## start

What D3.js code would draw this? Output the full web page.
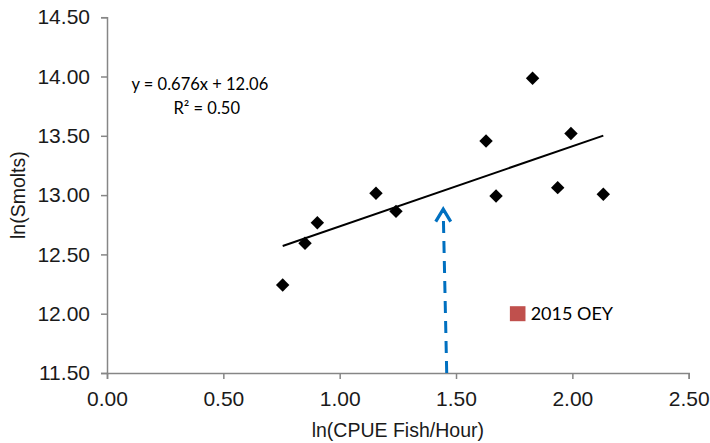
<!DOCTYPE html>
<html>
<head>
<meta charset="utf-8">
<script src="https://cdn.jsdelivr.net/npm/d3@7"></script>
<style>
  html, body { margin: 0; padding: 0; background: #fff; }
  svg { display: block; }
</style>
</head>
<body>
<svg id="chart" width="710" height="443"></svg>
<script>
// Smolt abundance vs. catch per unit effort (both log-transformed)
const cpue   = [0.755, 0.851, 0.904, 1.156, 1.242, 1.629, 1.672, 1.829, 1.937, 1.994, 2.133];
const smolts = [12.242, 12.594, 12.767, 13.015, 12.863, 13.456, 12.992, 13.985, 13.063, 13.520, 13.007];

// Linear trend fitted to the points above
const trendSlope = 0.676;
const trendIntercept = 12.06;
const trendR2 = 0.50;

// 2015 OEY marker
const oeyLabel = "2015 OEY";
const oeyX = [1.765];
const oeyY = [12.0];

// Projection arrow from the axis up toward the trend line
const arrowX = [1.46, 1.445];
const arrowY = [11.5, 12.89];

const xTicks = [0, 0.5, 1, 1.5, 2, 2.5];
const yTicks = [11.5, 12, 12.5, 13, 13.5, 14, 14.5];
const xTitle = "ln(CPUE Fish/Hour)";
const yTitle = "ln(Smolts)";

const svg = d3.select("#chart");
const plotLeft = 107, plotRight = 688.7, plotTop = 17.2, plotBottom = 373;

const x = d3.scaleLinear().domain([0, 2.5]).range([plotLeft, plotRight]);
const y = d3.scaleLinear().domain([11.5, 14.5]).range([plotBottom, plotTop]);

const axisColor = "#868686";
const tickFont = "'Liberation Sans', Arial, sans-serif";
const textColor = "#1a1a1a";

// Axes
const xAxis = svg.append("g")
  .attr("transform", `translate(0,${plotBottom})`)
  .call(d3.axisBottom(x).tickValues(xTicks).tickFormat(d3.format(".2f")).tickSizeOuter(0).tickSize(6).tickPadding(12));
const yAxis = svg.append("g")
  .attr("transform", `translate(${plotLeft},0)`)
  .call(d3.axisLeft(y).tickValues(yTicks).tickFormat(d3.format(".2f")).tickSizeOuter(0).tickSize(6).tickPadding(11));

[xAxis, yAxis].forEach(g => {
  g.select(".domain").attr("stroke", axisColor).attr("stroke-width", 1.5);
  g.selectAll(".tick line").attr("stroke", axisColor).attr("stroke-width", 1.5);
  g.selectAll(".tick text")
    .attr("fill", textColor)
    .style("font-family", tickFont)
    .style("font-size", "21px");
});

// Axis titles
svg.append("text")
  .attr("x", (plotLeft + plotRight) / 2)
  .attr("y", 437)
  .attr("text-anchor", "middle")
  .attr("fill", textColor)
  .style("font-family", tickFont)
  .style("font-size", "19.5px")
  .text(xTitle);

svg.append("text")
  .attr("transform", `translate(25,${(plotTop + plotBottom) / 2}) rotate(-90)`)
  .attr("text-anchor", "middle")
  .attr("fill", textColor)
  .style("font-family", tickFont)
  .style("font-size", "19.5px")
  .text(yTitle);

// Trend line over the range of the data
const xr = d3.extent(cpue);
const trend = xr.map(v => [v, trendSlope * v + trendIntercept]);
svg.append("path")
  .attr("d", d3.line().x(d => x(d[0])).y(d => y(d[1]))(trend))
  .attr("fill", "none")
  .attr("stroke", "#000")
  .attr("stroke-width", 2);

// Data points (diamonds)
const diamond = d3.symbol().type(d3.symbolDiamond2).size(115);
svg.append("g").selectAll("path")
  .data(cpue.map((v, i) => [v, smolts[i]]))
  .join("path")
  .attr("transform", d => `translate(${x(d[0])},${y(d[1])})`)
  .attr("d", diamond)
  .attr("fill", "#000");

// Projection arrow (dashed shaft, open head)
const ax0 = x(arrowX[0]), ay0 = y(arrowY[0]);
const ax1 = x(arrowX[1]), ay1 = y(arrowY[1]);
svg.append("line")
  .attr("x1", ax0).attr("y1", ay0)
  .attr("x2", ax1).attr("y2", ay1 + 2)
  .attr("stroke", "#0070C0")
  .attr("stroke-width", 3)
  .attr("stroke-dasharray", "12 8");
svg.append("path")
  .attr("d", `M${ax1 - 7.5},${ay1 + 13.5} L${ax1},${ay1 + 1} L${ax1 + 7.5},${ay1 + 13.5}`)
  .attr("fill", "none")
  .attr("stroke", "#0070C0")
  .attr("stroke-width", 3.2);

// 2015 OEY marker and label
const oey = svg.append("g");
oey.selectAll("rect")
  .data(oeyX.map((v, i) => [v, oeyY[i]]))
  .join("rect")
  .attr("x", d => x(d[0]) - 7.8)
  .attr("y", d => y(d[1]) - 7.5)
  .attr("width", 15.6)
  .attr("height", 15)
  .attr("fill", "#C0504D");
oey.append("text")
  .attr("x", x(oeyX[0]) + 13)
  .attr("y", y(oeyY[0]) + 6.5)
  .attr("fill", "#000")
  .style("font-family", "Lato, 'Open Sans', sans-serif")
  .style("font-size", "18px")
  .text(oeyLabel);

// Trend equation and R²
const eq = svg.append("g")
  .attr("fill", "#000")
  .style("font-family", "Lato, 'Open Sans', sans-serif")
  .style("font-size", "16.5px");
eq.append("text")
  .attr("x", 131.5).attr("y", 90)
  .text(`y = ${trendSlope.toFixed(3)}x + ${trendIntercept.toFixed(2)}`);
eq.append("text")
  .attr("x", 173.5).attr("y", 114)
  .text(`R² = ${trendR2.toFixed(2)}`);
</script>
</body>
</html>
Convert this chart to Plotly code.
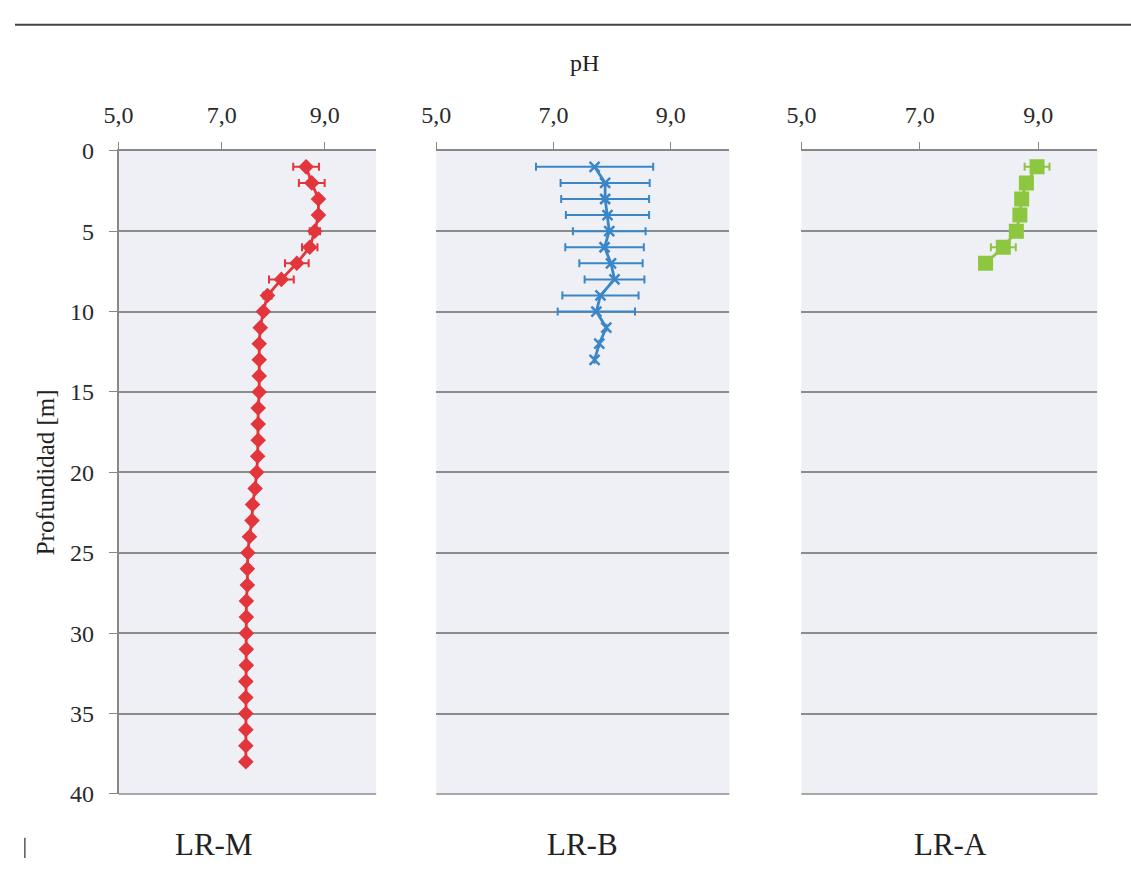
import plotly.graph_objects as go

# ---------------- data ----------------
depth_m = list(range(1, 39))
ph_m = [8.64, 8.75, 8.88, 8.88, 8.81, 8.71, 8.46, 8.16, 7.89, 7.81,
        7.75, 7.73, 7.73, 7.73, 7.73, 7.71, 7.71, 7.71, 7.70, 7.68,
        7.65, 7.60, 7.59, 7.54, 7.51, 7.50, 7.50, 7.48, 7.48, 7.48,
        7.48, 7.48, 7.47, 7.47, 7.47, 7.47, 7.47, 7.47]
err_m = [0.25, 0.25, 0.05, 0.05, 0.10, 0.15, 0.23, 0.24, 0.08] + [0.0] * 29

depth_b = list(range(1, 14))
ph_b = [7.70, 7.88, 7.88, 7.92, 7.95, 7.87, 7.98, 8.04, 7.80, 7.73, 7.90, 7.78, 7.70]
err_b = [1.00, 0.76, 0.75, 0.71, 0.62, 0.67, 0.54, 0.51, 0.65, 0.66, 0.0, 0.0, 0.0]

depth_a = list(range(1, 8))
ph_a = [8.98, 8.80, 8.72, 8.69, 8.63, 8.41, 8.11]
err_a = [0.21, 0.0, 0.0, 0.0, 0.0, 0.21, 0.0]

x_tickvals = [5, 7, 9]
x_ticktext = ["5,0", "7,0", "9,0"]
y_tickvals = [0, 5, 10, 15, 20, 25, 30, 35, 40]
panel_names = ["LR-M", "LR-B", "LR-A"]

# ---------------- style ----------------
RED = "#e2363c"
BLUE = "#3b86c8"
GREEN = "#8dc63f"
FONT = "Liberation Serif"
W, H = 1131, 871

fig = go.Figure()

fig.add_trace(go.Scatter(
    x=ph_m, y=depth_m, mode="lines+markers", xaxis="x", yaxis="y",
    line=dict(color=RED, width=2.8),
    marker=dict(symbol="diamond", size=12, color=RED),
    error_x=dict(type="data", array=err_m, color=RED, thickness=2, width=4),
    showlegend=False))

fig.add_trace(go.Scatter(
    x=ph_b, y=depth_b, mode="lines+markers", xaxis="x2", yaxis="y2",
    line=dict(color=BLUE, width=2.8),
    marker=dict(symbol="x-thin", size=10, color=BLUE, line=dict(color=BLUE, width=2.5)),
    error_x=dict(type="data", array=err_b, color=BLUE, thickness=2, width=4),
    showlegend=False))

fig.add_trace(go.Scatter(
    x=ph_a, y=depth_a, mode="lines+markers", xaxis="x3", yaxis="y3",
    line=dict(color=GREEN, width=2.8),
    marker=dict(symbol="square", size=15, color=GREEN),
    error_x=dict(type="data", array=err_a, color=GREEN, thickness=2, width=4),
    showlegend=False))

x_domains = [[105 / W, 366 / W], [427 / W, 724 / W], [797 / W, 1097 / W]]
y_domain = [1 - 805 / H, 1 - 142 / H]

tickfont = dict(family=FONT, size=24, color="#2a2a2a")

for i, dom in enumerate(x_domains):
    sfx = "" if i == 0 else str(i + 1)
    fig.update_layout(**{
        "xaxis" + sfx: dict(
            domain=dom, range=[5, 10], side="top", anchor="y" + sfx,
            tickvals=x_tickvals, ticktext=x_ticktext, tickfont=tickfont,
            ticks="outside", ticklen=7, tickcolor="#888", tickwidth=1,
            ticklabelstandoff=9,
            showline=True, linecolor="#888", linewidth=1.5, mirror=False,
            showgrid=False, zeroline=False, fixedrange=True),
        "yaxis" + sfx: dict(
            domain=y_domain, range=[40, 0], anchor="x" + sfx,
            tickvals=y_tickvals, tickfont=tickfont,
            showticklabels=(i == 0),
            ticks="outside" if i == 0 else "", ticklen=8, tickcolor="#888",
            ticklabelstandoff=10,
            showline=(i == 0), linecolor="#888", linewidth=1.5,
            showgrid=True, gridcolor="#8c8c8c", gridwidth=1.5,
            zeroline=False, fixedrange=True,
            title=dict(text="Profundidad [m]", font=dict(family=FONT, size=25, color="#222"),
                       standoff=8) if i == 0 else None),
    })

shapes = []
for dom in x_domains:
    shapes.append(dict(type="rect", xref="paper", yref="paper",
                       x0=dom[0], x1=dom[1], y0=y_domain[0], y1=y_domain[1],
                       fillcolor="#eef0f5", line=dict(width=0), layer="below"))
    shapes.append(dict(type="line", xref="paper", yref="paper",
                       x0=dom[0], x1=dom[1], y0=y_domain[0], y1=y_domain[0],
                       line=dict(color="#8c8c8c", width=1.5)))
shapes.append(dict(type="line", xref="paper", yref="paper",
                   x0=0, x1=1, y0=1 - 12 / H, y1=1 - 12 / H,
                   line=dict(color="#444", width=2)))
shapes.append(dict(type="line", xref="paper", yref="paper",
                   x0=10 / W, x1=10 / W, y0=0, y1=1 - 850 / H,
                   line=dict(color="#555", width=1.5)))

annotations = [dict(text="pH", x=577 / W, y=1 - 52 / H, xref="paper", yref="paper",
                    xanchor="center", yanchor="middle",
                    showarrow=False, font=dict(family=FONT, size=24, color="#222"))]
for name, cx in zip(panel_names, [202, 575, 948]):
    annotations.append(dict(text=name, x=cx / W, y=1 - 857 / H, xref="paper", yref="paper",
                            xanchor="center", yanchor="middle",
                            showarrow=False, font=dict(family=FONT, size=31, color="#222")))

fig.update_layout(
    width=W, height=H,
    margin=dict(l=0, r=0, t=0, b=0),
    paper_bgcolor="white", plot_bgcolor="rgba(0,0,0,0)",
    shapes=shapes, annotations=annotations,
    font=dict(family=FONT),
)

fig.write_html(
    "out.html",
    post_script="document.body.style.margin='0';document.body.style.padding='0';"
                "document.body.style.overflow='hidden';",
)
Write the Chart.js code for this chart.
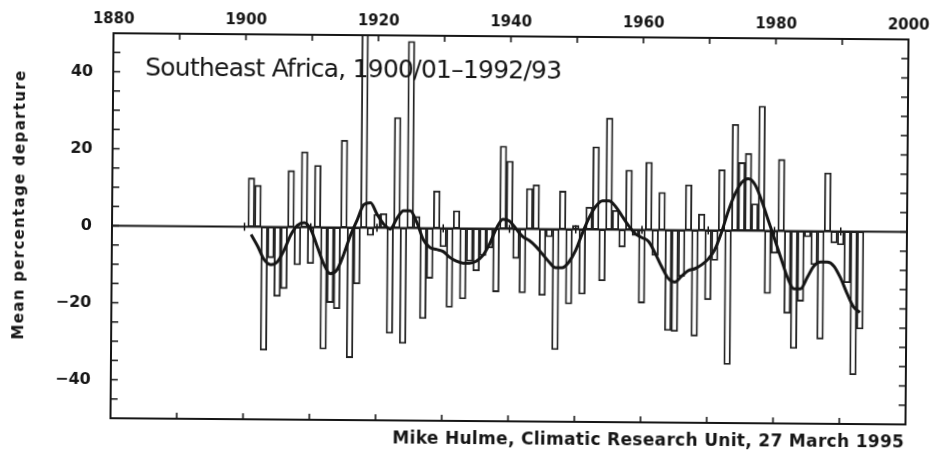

## end

Give the lines above again exactly, from the one containing "Convert this chart to Plotly code." to the one containing "import plotly.graph_objects as go", both included, but leave out the pictures.

Response to the exercise:
Convert this chart to Plotly code.
import plotly.graph_objects as go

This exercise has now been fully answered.